Running DRBD in dual primary mode is pretty much the same thing as accessing SAN storage from two server nodes. All precautions that are valid for SAN are valid for dual primary DRBD. The short answer is yes you can do it, but you should also heed SwenW's warning - never mount the filesystem from two nodes at the same time.
At my company we are actually using dual primary for lots of our clusters (with ext4 or ext3 file system), but it comes with a price.
To give you some real-life background, we used to have SAN based clusters and in that case you of course always see the block device from both sides (similar to how DRBD in dual-primary node works). We also used HP Serviceguard to manage the clusters. Serviceguard uses LVM tags (vgchange --addtag
and vgchange --deltag
) for disk locking, and it also does very extensive tests to protect you from a split-brain situation. In short, if you let Serviceguard manage those disks, it will never make the mistake so you can use whatever filesystem you want (in our case, ext3, lately even ext4). It also requires that the disks are visible from both nodes (it is part of the cluster validation - it makes sure the devices are available on all nodes).

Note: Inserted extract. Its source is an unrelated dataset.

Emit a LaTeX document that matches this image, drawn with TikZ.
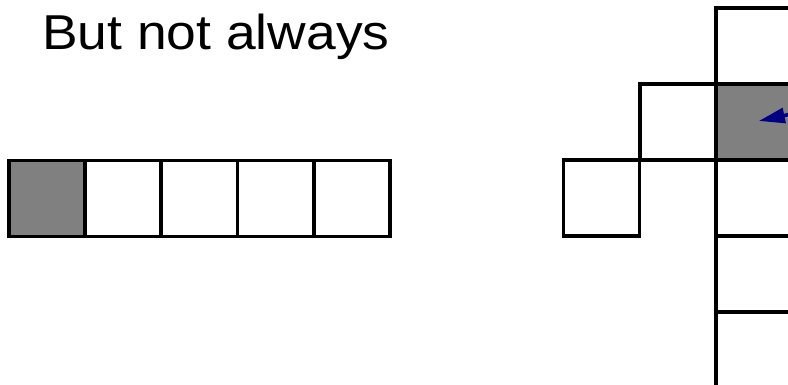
\documentclass[tikz,border=0pt]{standalone}
\usepackage{fontspec}
\setmainfont{Liberation Sans}
\usetikzlibrary{arrows.meta}
\definecolor{navy}{RGB}{0,0,128}
\begin{document}
\begin{tikzpicture}[x=1pt,y=-1pt]
    \tikzstyle{cell}=[draw, line width=3.5pt, minimum size=76pt, inner sep=0pt]
    \tikzstyle{filled}=[cell, fill=black!50]
    \useasboundingbox (0,0) rectangle (788,385);
    \clip (0,0) rectangle (788,385);
    \node[anchor=base west, font=\fontsize{49}{58}\selectfont, inner sep=0pt, xscale=1.09, transform shape] (title) at (42,49.5) {But not always};
    % straight row
    \foreach \i in {0,...,4} {
      \node[cell] (r\i) at ({47 + 76.2*\i}, 198.5) {};
    }
    \node[filled] at (r0) {};
    % bent chain
    \foreach \n/\x/\y in {c0/754/46, c2/754/198, c3/754/274, c4/754/350, c5/678/122, c6/601.5/198} {
      \node[cell] (\n) at (\x, \y) {};
    }
    \node[filled] (c1) at (754,122) {};
    \coordinate (tail) at (880,95);
    \draw[navy, line width=3.5pt, -{Triangle[length=26pt,width=15pt]}, shorten >=5pt] (tail) -- (c1.center);
\end{tikzpicture}
\end{document}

After we retired that expensive hardware (the SAN) we kept the expensive software (Serviceguard) around and so we had to use DRBD in a similar setup with block devices visible from all nodes -- i.e. dual-primary.
Of course, nothing can stop you from mounting the wrong disk by mistake and then you are toast. But that is a warning that is valid when you access a SAN disk from multiple nodes anyway.